Let Us Entertain You Page 5

Sony Vaio Digital Living System

Once a Media Center PC is loaded with music, photos, and home videos you've transferred from other media or downloaded from the Web, it becomes a grand repository of quickly accessible content. But the ubiquitous DVD continues to resist this trend toward ultimate convenience. Given the murky legal issues around copying a DVD to a hard drive, we're for the most part still forced to rifle through a jillion jewel cases and insert one disc at a time to play our movies. DVD megachangers are a step in the right direction, of course, and companies like Escient, ReQuest, and Control 4 (see review) sell systems that control an external Sony DVD megachanger through an onscreen user interface.

Sony has gotten into the act with its Vaio VGX-XL1 Digital Living System ($2,300), which marries a sleek black-and-silver Media Center PC with a matching 200-disc DVD changer. So along with indexing and accessing a massive movie collection at the push of a button, the Sony system has all the capabilities of a full-fledged Media Center for managing your other home-entertainment resources.

Sony Vaio
$2,300 Dual-core 2.8-GHz Pentium; 512 MB RAM; 200-GB hard drive 200-disc changer for bulk ripping CDs, recording DVDs, and managing DVD library Analog TV tuner for recording Free TV program guide • A/V inputs analog RF/antenna; composite/S-video; optical digital audio; microphone • A/V outputs HDMI; DVI; component video; optical and coaxial digital audio; headphone • Other I/O Ethernet; Wi-Fi antenna; 4 USB; 3 i.Link (two 6-pin, 4-pin); multicard reader; 2 IR emitters for cable/satellite control; wireless keyboard; remote control 17 x 14 x 19.5 in, 75 lbs
sony.com/vaio, 877-865-7669
The megachanger is what sets the system apart, and it does some neat tricks. Before stuffing it with DVDs, for example, you can use it to copy your CD collection wholesale to the PC's hard drive. I inserted a dozen or so discs at once, and the XL1 scanned each one and retrieved its cover art and track titles from the Internet at a rate of one every 30 seconds. Then I opted to let them all rip to the hard drive, a job that took 52 minutes. In the interim, I used the Media Center to watch some cable TV, check e-mail, and save screen grabs for this review.

The slot-loading changer also doubles as the system's DVD burner (the PC's single-disc drive is play-only). This makes it especially easy to archive your DVR recordings to disc, though there's no way to edit out the commercials. Just select which series to copy from the menu, and the system calculates how many blank discs you'll need and prompts you to insert them in the changer. Then you can walk away or use the Media Center for other activities. I successfully copied a couple of episodes of South Park that I'd recorded from Comedy Central.

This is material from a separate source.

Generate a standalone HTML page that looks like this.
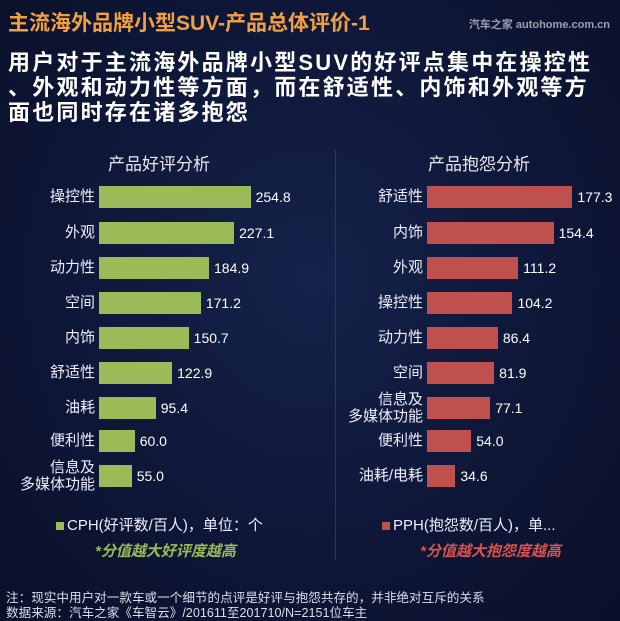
<!DOCTYPE html>
<html><head><meta charset="utf-8"><style>
*{margin:0;padding:0;box-sizing:border-box}
body{width:620px;height:620px;overflow:hidden;background:radial-gradient(ellipse at 50% 45%,#16224a 0%,#0e1738 55%,#0a1029 100%);font-family:"Liberation Sans","Noto Sans CJK SC",sans-serif;position:relative;color:#fff}
.a{position:absolute;white-space:nowrap}
.t{left:8px;top:7px;font-size:21px;font-weight:bold;color:#f0a040;letter-spacing:0px}
.wm{right:10px;top:16px;font-size:11px;color:#9aa0b0;font-weight:bold}
.sub{left:8px;top:50px;font-size:22px;font-weight:bold;line-height:25px;color:#fff;letter-spacing:2.2px}
.h{font-size:17px;color:#e8e8f0;top:150px}
.lb{font-size:15px;color:#eef;text-align:right;width:90px;line-height:17px}
.v{font-size:14px;color:#fff}
.bar{position:absolute;height:22px}
.g{background:#9bbb59}.r{background:#c0504d}
.lg{font-size:15px;color:#eef;top:514px}
.note{font-size:15px;font-style:italic;font-weight:bold;top:540px}
.ft{left:6px;font-size:12.6px;color:#dde}
</style></head><body>
<div class="a t">主流海外品牌小型SUV-产品总体评价-1</div>
<div class="a wm">汽车之家 autohome.com.cn</div>
<div class="a sub">用户对于主流海外品牌小型SUV的好评点集中在操控性<br>、外观和动力性等方面，而在舒适性、内饰和外观等方<br>面也同时存在诸多抱怨</div>
<div class="a h" style="left:108px">产品好评分析</div>
<div class="a h" style="left:428px">产品抱怨分析</div>
<div class="a" style="left:335px;top:150px;width:1px;height:410px;background:#2c3660"></div>
<div id="L"></div><div id="R"></div>
<div class="a lg" style="left:56px"><span style="display:inline-block;width:8px;height:8px;background:#9bbb59;margin-right:3px"></span>CPH(好评数/百人)，单位：个</div>
<div class="a note" style="left:95px;color:#9bbb59">*分值越大好评度越高</div>
<div class="a lg" style="left:382px"><span style="display:inline-block;width:8px;height:8px;background:#c0504d;margin-right:3px"></span>PPH(抱怨数/百人)，单...</div>
<div class="a note" style="left:420px;color:#d9534f">*分值越大抱怨度越高</div>
<div class="a ft" style="top:587px">注：现实中用户对一款车或一个细节的点评是好评与抱怨共存的，并非绝对互斥的关系</div>
<div class="a ft" style="top:602px">数据来源：汽车之家《车智云》/201611至201710/N=2151位车主</div>
<script>
var ys=[197,233,268,303,338,373,408,441,476];
var L=[["操控性",254.8],["外观",227.1],["动力性",184.9],["空间",171.2],["内饰",150.7],["舒适性",122.9],["油耗",95.4],["便利性",60.0],["信息及<br>多媒体功能",55.0]];
var R=[["舒适性",177.3],["内饰",154.4],["外观",111.2],["操控性",104.2],["动力性",86.4],["空间",81.9],["信息及<br>多媒体功能",77.1],["便利性",54.0],["油耗/电耗",34.6]];
function draw(d,x0,k,cls,lx){var h="";d.forEach(function(r,i){var y=ys[i],w=r[1]*k,two=r[0].indexOf("<br>")>=0;
h+='<div class="a lb" style="left:'+lx+'px;top:'+(y-(two?17:9))+'px">'+r[0]+'</div>';
h+='<div class="bar '+cls+'" style="left:'+x0+'px;top:'+(y-11)+'px;width:'+w+'px"></div>';
h+='<div class="a v" style="left:'+(x0+w+5)+'px;top:'+(y-8)+'px">'+r[1].toFixed(1)+'</div>';});return h;}
document.getElementById("L").innerHTML=draw(L,99,0.595,"g",5);
document.getElementById("R").innerHTML=draw(R,427,0.82,"r",333);
</script>
</body></html>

Of course, the real value of combining a megachanger with a Media Center PC is one-stop parking of your entire DVD collection, or at least your 200 favorite discs. The promise of this approach is that storage, indexing, and play functions fall into place with onscreen, computer-controlled efficiency and with disc descriptions and cover art downloaded from the Internet. All you do is point the remote.